In 2018 the government asked the Law Commission to review aspects of anti-money laundering (AML) legislation in the UK.
In July 2018 the Law Commission opened a consultation focusing on the defence against money laundering (DAML) regime (also known as the ‘consent regime’) in part 7 of the Proceeds of Crime Act (POCA) 2002 and part 3 of the Terrorism Act 2000.
The Commission’s view was that the regime was not working as well as it could.

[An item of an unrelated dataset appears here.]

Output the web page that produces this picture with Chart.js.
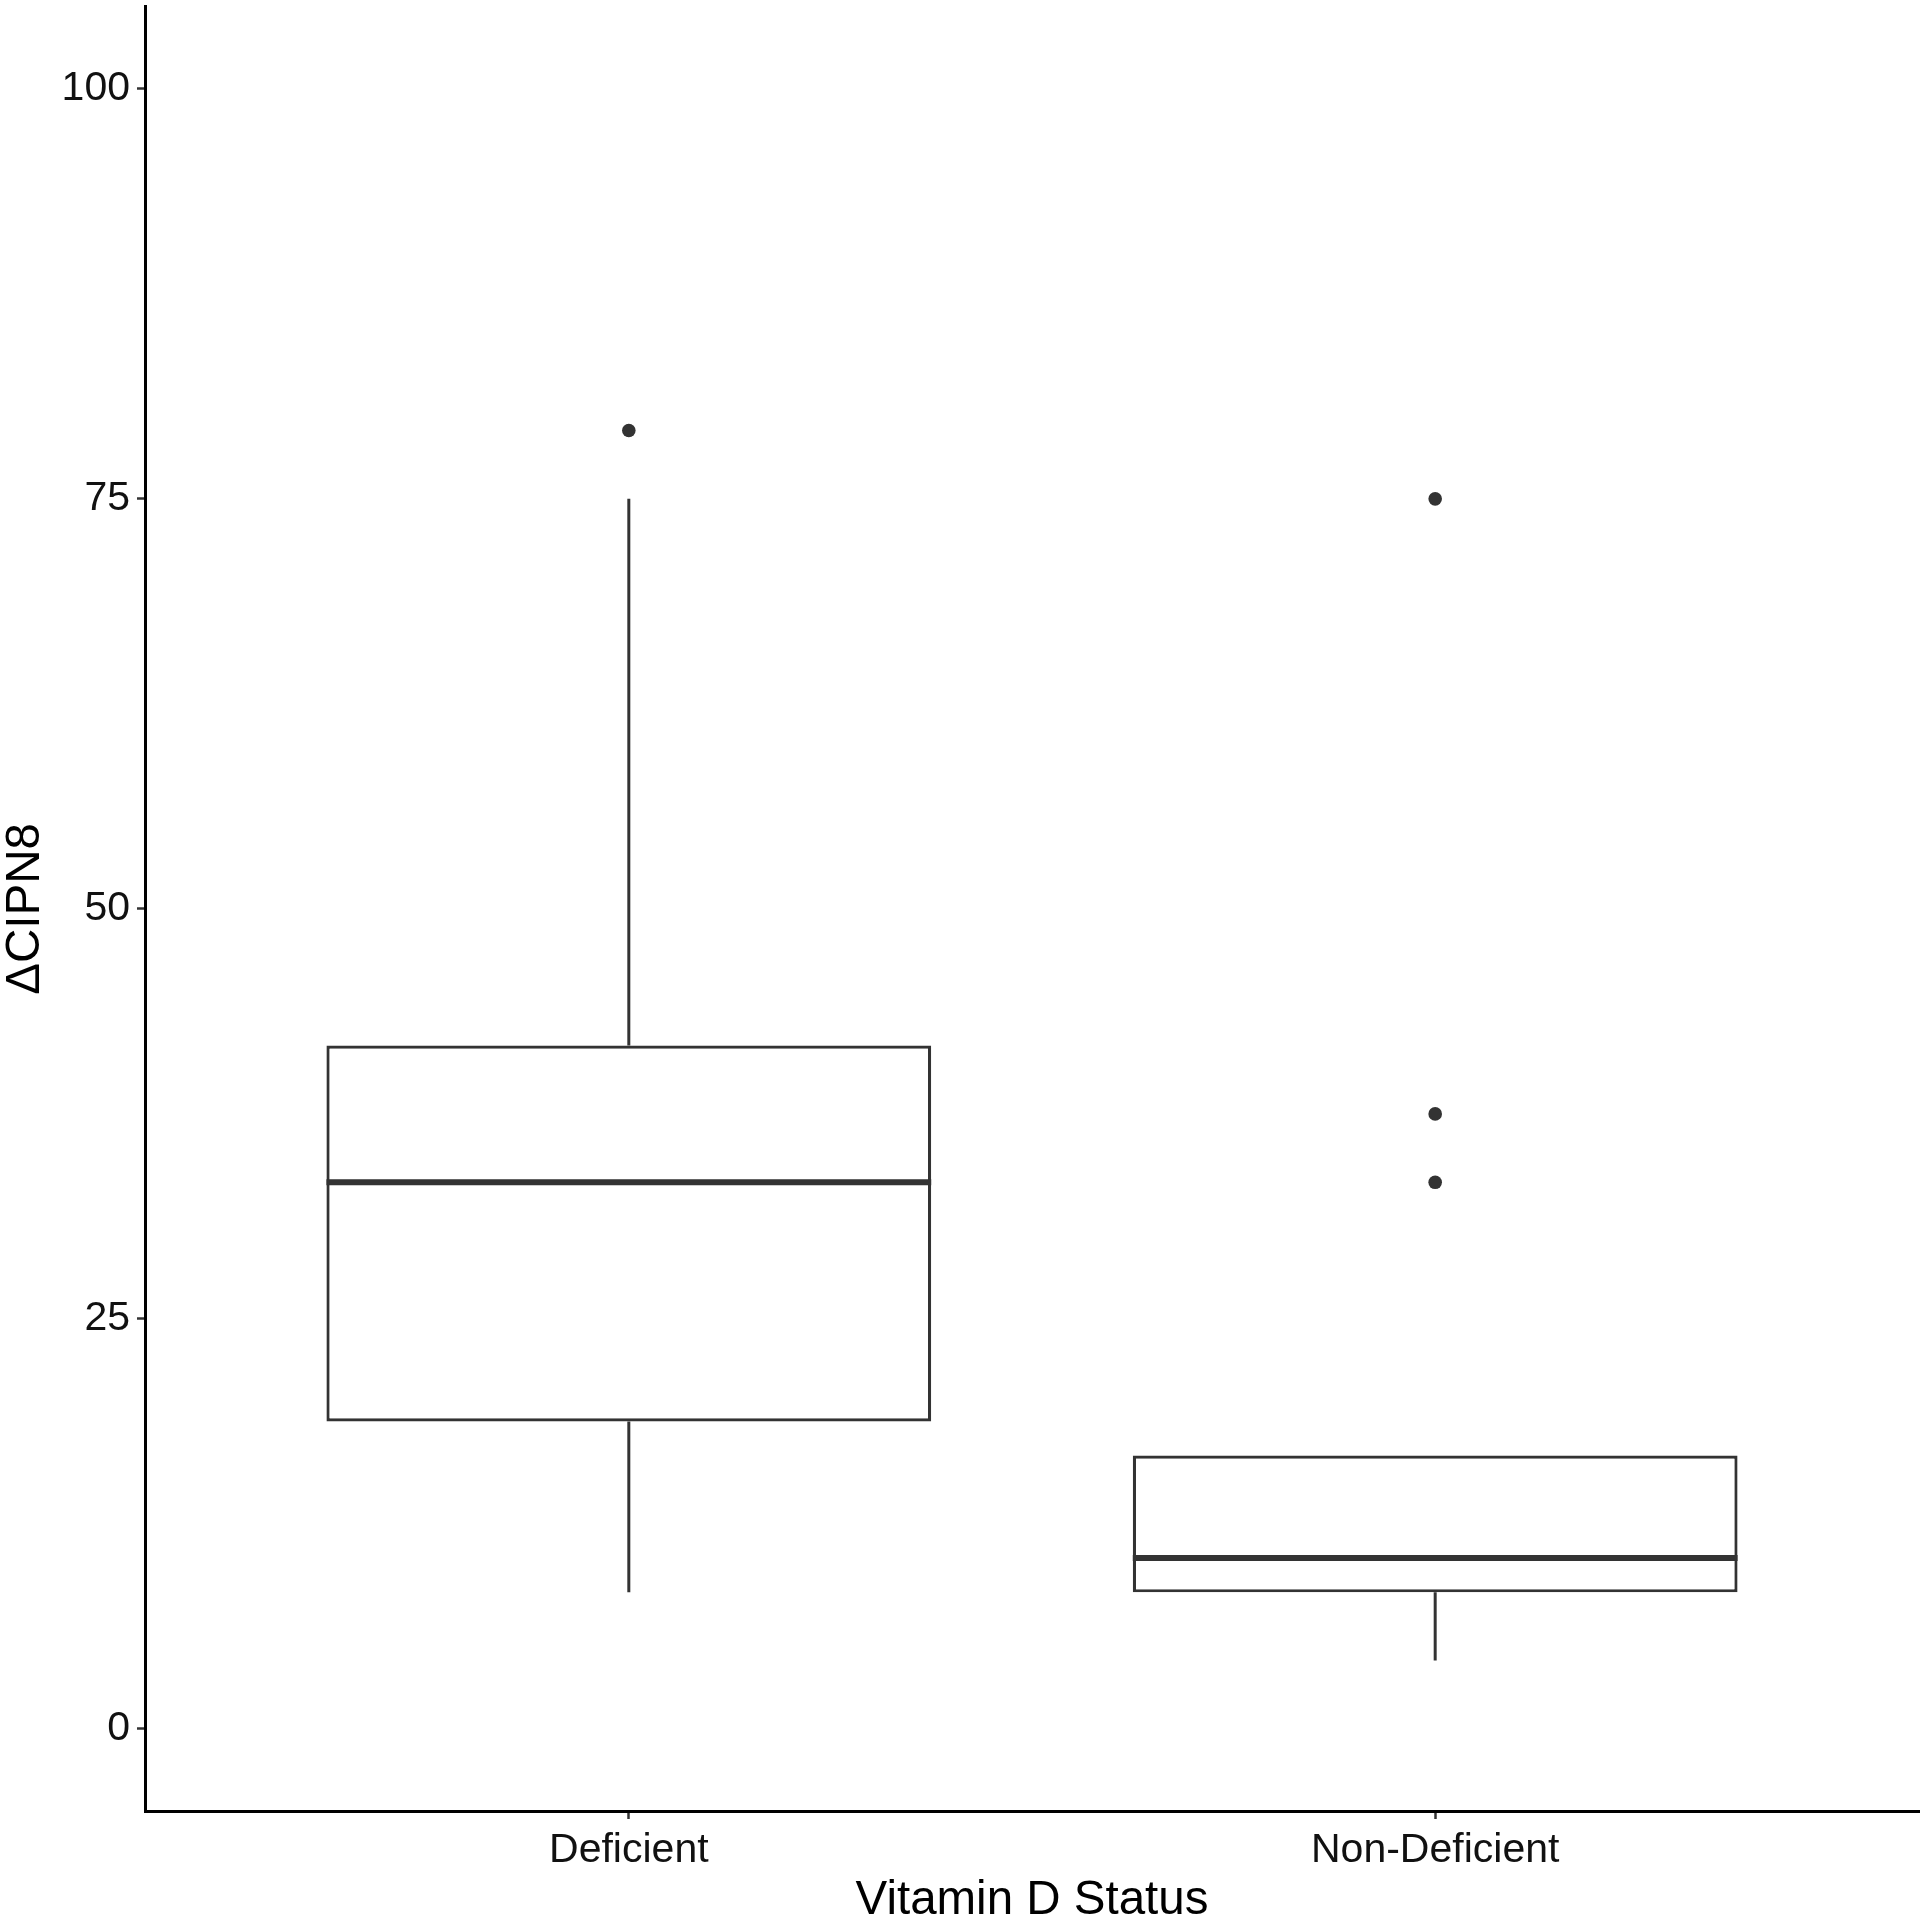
<!DOCTYPE html>
<html>
<head>
<meta charset="utf-8">
<script src="https://cdn.jsdelivr.net/npm/chart.js@4/dist/chart.umd.min.js"></script>
<style>
  body { margin: 0; background: #fff; }
  #wrap { width: 1927px; height: 1920px; }
</style>
</head>
<body>
<div id="wrap"><canvas id="boxChart" width="1927" height="1920"></canvas></div>
<script>
// --- data (CIPN8 change, steps of 100/24) ---
const CATEGORIES = ['Deficient', 'Non-Deficient'];
const LOWER = [8.33, 4.17];
const Q1 = [18.75, 8.33];
const MEDIAN = [33.33, 10.42];
const Q3 = [41.67, 16.67];
const UPPER = [75, 16.67];
const OUTLIERS = [[79.17], [75, 37.5, 33.33]];
const Y_TICKS = [0, 25, 50, 75, 100];

const BOX_WIDTH = 0.75;
const LINE_COLOR = '#333333';
const FONT = "'Liberation Sans', Arial, sans-serif";

// helper: list of segments -> points with null gaps between them
function segments(list) {
    const pts = [];
    list.forEach(s => {
        pts.push({ x: s[0], y: s[1] });
        pts.push({ x: s[2], y: s[3] });
        pts.push({ x: s[2], y: null });
    });
    return pts;
}

const whiskers = segments(CATEGORIES.flatMap((c, i) => [
    [i + 1, Q3[i], i + 1, UPPER[i]],
    [i + 1, Q1[i], i + 1, LOWER[i]]
]));
const medians = segments(CATEGORIES.map((c, i) =>
    [i + 1 - BOX_WIDTH / 2, MEDIAN[i], i + 1 + BOX_WIDTH / 2, MEDIAN[i]]));
const outlierPts = OUTLIERS.flatMap((arr, i) => arr.map(v => ({ x: i + 1, y: v })));

const ctx = document.getElementById('boxChart').getContext('2d');
const chart = new Chart(ctx, {
    type: 'bar',
    data: {
        datasets: [
            {
                type: 'line',
                data: medians,
                borderColor: LINE_COLOR,
                borderWidth: 6,
                borderCapStyle: 'butt',
                pointRadius: 0,
                spanGaps: false,
                order: 0
            },
            {
                type: 'scatter',
                data: outlierPts,
                backgroundColor: LINE_COLOR,
                borderWidth: 0,
                pointRadius: 6.8,
                order: 0
            },
            {
                type: 'line',
                data: whiskers,
                borderColor: LINE_COLOR,
                borderWidth: 3,
                borderCapStyle: 'butt',
                pointRadius: 0,
                spanGaps: false,
                order: 1
            },
            {
                type: 'bar',
                data: CATEGORIES.map((c, i) => ({ x: i + 1, y: [Q1[i], Q3[i]] })),
                backgroundColor: '#ffffff',
                borderColor: LINE_COLOR,
                borderWidth: 3.2,
                borderSkipped: false,
                barPercentage: BOX_WIDTH,
                categoryPercentage: 1,
                order: 2
            }
        ]
    },
    options: {
        responsive: false,
        devicePixelRatio: 1,
        animation: false,
        events: [],
        layout: { padding: { top: 6, right: 8, left: 0, bottom: 0 } },
        plugins: { legend: { display: false }, tooltip: { enabled: false } },
        scales: {
            x: {
                type: 'linear',
                min: 0.4,
                max: 2.6,
                offset: false,
                afterBuildTicks: s => { s.ticks = CATEGORIES.map((c, i) => ({ value: i + 1 })); },
                afterFit: s => { s.height = 109; s.paddingLeft = 0; s.paddingRight = 0; },
                border: { display: true, color: '#000', width: 3 },
                grid: { offset: false, drawOnChartArea: false, drawTicks: true, tickLength: 8, tickColor: LINE_COLOR, tickWidth: 2.5 },
                ticks: {
                    autoSkip: false, maxRotation: 0, padding: 7,
                    color: '#111', font: { family: FONT, size: 41 },
                    callback: v => CATEGORIES[v - 1]
                },
                title: {
                    display: true, text: 'Vitamin D Status', color: '#000',
                    font: { family: FONT, size: 47.5, lineHeight: 1 },
                    padding: { top: 0, bottom: -5 }
                }
            },
            y: {
                type: 'linear',
                min: -5,
                max: 105,
                afterBuildTicks: s => { s.ticks = Y_TICKS.map(v => ({ value: v })); },
                afterFit: s => { s.width = 145; s.paddingTop = 0; s.paddingBottom = 0; },
                border: { display: true, color: '#000', width: 3 },
                grid: { drawOnChartArea: false, drawTicks: true, tickLength: 8, tickColor: LINE_COLOR, tickWidth: 2.5 },
                ticks: { padding: 7, color: '#111', font: { family: FONT, size: 41 } },
                title: {
                    display: true, text: 'ΔCIPN8', color: '#000',
                    font: { family: FONT, size: 47.5, lineHeight: 1 },
                    padding: { top: 2, bottom: 0 }
                }
            }
        }
    }
});
</script>
</body>
</html>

This was because the:
- current regime leads to large numbers of suspicious activity reports (SARs) being submitted that are of limited use to law enforcement
- UK Financial Intelligence Unit is receiving far more SARs than was initially envisaged
- UK reporting thresholds are lower than most countries
Law Commission proposals
In the consultation, the Law Commission initially asked whether some of these problems could be solved by:
- adopting a serious crimes approach instead of the current all-crimes approach
- changing the lowest reporting threshold from ‘suspicion’ to ‘reasonable grounds for suspicion’
- issuing universal rather than sector-specific guidance on reasonable excuses (for more information on reasonable excuses, see sections 6.5.1 and 6.7.1 of the AML guidance)
The Law Commission published its final report on 18 June 2019. It ultimately made 19 recommendations, including creating an advisory board to:
- oversee the drafting of guidance
- measure the effectiveness of the reporting regime
- recommend improvements
- input into SARs analysis
It also recommended:
- keeping the consent regime, with some improvements
- issuing universal guidance on key legal concepts in part 7 of POCA 2002
- using prescribed forms to improve the quality of SARs
- creating an exemption in POCA 2002 to allow credit and financial institutions to ring-fence the portion of the account tainted by suspected criminal property rather than the whole account.
We were disappointed that the Law Commission did not recommend reforms to the current ‘all crimes for all time’ approach to reporting in POCA 2002. In our view, requiring SARs to be filed for all criminal offences imposes a disproportionate burden on the regulated sector and produces a significant number of SARs of limited intelligence value to law enforcement.
In our response we had argued a ‘serious crimes’ approach is unlikely to be adopted and would come with its own challenges, potentially making reporters responsible for identifying the underlying criminal offence.
Instead we suggested introducing a reasonable excuse defence for those who fail to report specific offences on a ‘de-scoped list’. The list would contain offences recognised by law enforcement and reporters as generating low-value intelligence.
We welcomed other reforms the Law Commission suggested, such as the proposal to make SARs Online more user friendly.
We also agree that the case has not yet been made for introducing new forms of reporting such as geographical targeting orders, which are currently used in the US. These require domestic financial institutions within a geographic area to report transactions above a specified amount.
What this means for solicitors
The government has not yet responded to the Law Commission’s recommendations.
If they’re accepted, it’s likely that some of the more substantial changes, such as ring-fencing, will only affect the financial sector.
If the government accepts the recommendations on guidance, there may be significant impacts for solicitors.
We’ll update this page as soon as we have more information.